Launch and reinforcement plan
- Kickoff briefing with a one-page “how to report” guide
- Short microlearning modules with realistic examples
- Tabletop exercises that include live hotline practice
- Onboarding coverage and periodic refreshers
- Campaign assets: intranet banner, wallet card, and breakroom posters
Do’s and Don’ts
- Do disconnect affected devices from networks; don’t wipe or reboot
- Do capture evidence; don’t forward phishing to other coworkers
- Do report near-misses; don’t self-investigate beyond basic containment
- Do request anonymity if needed; don’t fear retaliation for good-faith reports
Conclusion
A 24/7 Security Incident Hotline empowers everyone to act fast, protect data, and meet obligations. Clear procedures, strong Confidentiality Assurance, disciplined triage, and well-rehearsed playbooks keep incidents small and recoveries swift.

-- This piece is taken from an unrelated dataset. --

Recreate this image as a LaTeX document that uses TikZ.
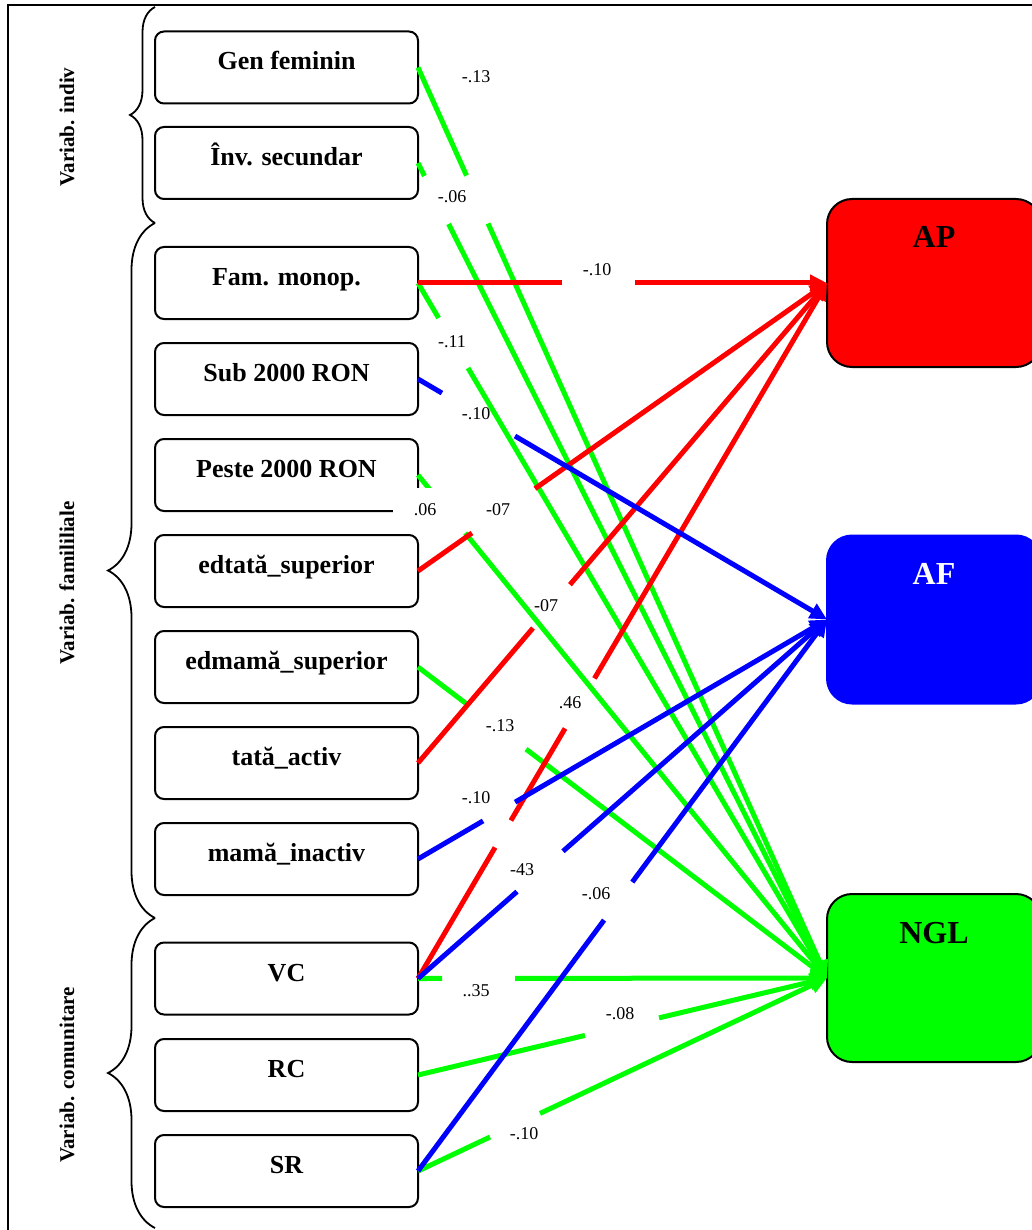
\documentclass[tikz,border=0pt]{standalone}
\usepackage{fontspec}
\setmainfont{Liberation Serif}
\usetikzlibrary{arrows.meta,decorations.pathreplacing}
\definecolor{grn}{RGB}{0,255,0}
\definecolor{redc}{RGB}{255,0,0}
\definecolor{bluc}{RGB}{0,0,255}
\begin{document}
\begin{tikzpicture}[x=1pt,y=-1pt,
  vbox/.style={draw=black, line width=2pt, rounded corners=9pt, minimum width=263pt, minimum height=72pt,
    inner sep=0pt, outer sep=0pt, font=\fontsize{26}{30}\selectfont\bfseries, text height=18pt, text depth=13pt},
  obox/.style={line width=2pt, rounded corners=25pt, minimum width=214pt, minimum height=168pt,
    inner sep=0pt, outer sep=0pt, font=\fontsize{32}{36}\selectfont\bfseries, text height=22pt, text depth=92pt},
  conn/.style={line width=5pt, -{Triangle[length=17pt,width=16pt]}},
  coef/.style={font=\fontsize{18}{20}\selectfont, anchor=base, inner sep=0pt},
  side/.style={font=\fontsize{21}{24}\selectfont\bfseries, rotate=90, inner sep=0pt},
  brc/.style={decorate, line width=1.8pt, decoration={brace, amplitude=#1}},
]
\useasboundingbox (0,0) rectangle (1032,1230);
% frame
\draw[line width=2pt] (8,1240) -- (8,5.5) -- (1045,5.5);

% braces and group labels
\draw[brc=25pt] (155,223) -- (155,7);
\draw[brc=47pt] (155,918) -- (155,223);
\draw[brc=47pt] (155,1228) -- (155,918);
\node[side] (sindiv) at (67,127) {Variab. indiv};
\node[side] (sfam) at (67,583) {Variab. famililiale};
\node[side] (scom) at (67,1075) {Variab. comunitare};

% variable boxes
\node[vbox] (gen) at (286.5,67.5) {Gen feminin};
\node[vbox] (inv) at (286.5,163) {Înv. secundar};
\node[vbox] (fam) at (286.5,283) {Fam. monop.};
\node[vbox] (sub) at (286.5,379) {Sub 2000 RON};
\node[vbox] (pes) at (286.5,475) {Peste 2000 RON};
\node[vbox] (edt) at (286.5,571) {edtată\_superior};
\node[vbox] (edm) at (286.5,667) {edmamă\_superior};
\node[vbox] (tat) at (286.5,763) {tată\_activ};
\node[vbox] (mam) at (286.5,859) {mamă\_inactiv};
\node[vbox] (vc) at (286.5,978.5) {VC};
\node[vbox] (rc) at (286.5,1075) {RC};
\node[vbox] (sr) at (286.5,1171) {SR};

% outcome boxes
\node[obox, fill=redc, draw=black] (ap) at (934,283) {AP};
\node[obox, fill=bluc, draw=bluc, text=white] (af) at (934,619.5) {AF};
\node[obox, fill=grn, draw=black] (ngl) at (934,978) {NGL};

% connectors to NGL
\draw[conn, grn, dash pattern=on 118.4pt off 52.6pt on 3000pt] (gen.east) -- (ngl.west);
\draw[conn, grn, dash pattern=on 14.5pt off 53.7pt on 3000pt] (inv.east) -- (ngl.west);
\draw[conn, grn, dash pattern=on 40.6pt off 58pt on 3000pt] (fam.east) -- (ngl.west);
\draw[conn, grn, dash pattern=on 19.3pt off 55.5pt on 3000pt] (pes.east) -- (ngl.west);
\draw[conn, grn, dash pattern=on 60.3pt off 75.4pt on 3000pt] (edm.east) -- (ngl.west);
\draw[conn, grn, dash pattern=on 24pt off 73pt on 3000pt] (vc.east) -- (ngl.west);
\draw[conn, grn, dash pattern=on 171.6pt off 76.1pt on 3000pt] (rc.east) -- (ngl.west);
\draw[conn, grn, dash pattern=on 79.6pt off 55.3pt on 3000pt] (sr.east) -- (ngl.west);
% connectors to AP
\draw[conn, redc, dash pattern=on 144pt off 73pt on 3000pt] (fam.east) -- (ap.west);
\draw[conn, redc, dash pattern=on 66pt off 77.1pt on 3000pt] (edt.east) -- (ap.west);
\draw[conn, redc, dash pattern=on 177.3pt off 57pt on 3000pt] (tat.east) -- (ap.west);
\draw[conn, redc, dash pattern=on 152pt off 31.3pt on 106.8pt off 58pt on 3000pt] (vc.east) -- (ap.west);
% connectors to AF
\draw[conn, bluc, dash pattern=on 27.8pt off 84.7pt on 3000pt] (sub.east) -- (af.west);
\draw[conn, bluc, dash pattern=on 75.4pt off 37.1pt on 3000pt] (mam.east) -- (af.west);
\draw[conn, bluc, dash pattern=on 131.7pt off 61.2pt on 3000pt] (vc.east) -- (af.west);
\draw[conn, bluc, dash pattern=on 312.4pt off 47.3pt on 3000pt] (sr.east) -- (af.west);

% white label box over the Peste box corner
\fill[white] (393,488) rectangle (466,532);

% coefficients
\node[coef] (c1) at (476,83) {-.13};
\node[coef] (c2) at (452,203) {-.06};
\node[coef] (c3) at (597,276) {-.10};
\node[coef] (c4) at (452,347) {-.11};
\node[coef] (c5) at (476,419) {-.10};
\node[coef] (c6) at (425,515) {.06};
\node[coef] (c7) at (498,515) {-07};
\node[coef] (c8) at (546,611) {-07};
\node[coef] (c9) at (570,708) {.46};
\node[coef] (c10) at (500,731) {-.13};
\node[coef] (c11) at (476,803) {-.10};
\node[coef] (c12) at (522,875) {-43};
\node[coef] (c13) at (596,899) {-.06};
\node[coef] (c14) at (476,996) {..35};
\node[coef] (c15) at (620,1019) {-.08};
\node[coef] (c16) at (524,1139) {-.10};
\end{tikzpicture}
\end{document}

Integrate the hotline into policies, measure its performance, and train continuously. When reporting is effortless, you catch issues earlier and strengthen resilience across the entire organization.
FAQs.
What information should I provide when calling the hotline?
Share what you observed, when it started, and how you detected it. Include affected users or systems, data types involved, suspicious senders or URLs, error messages, and any actions already taken. Note where evidence resides (email, logs, screenshots) and provide a safe callback method or request anonymous follow-up.
How is my identity protected during a report?
You may report anonymously or by name. Either way, only authorized responders can access report details, which are encrypted, access-controlled, and retained per policy. Your organization’s non-retaliation policy protects good-faith reporters, and identity is disclosed externally only if required by law or to prevent imminent harm.
What types of incidents can be reported via the hotline?
Report phishing, malware, ransomware, credential compromise, unauthorized access, data loss or exposure, payment-fraud attempts, misconfigurations, service disruptions, insider threats, and third-party incidents. If you are unsure, report it—early Suspicious Activity Reporting often prevents major impact.
How quickly will my report be addressed?
You should receive acknowledgment within minutes, followed by triage to set priority. Critical issues are escalated immediately, with containment typically beginning within 30 minutes; lower-risk events are scheduled the same day or next business day. You will receive updates as the investigation progresses.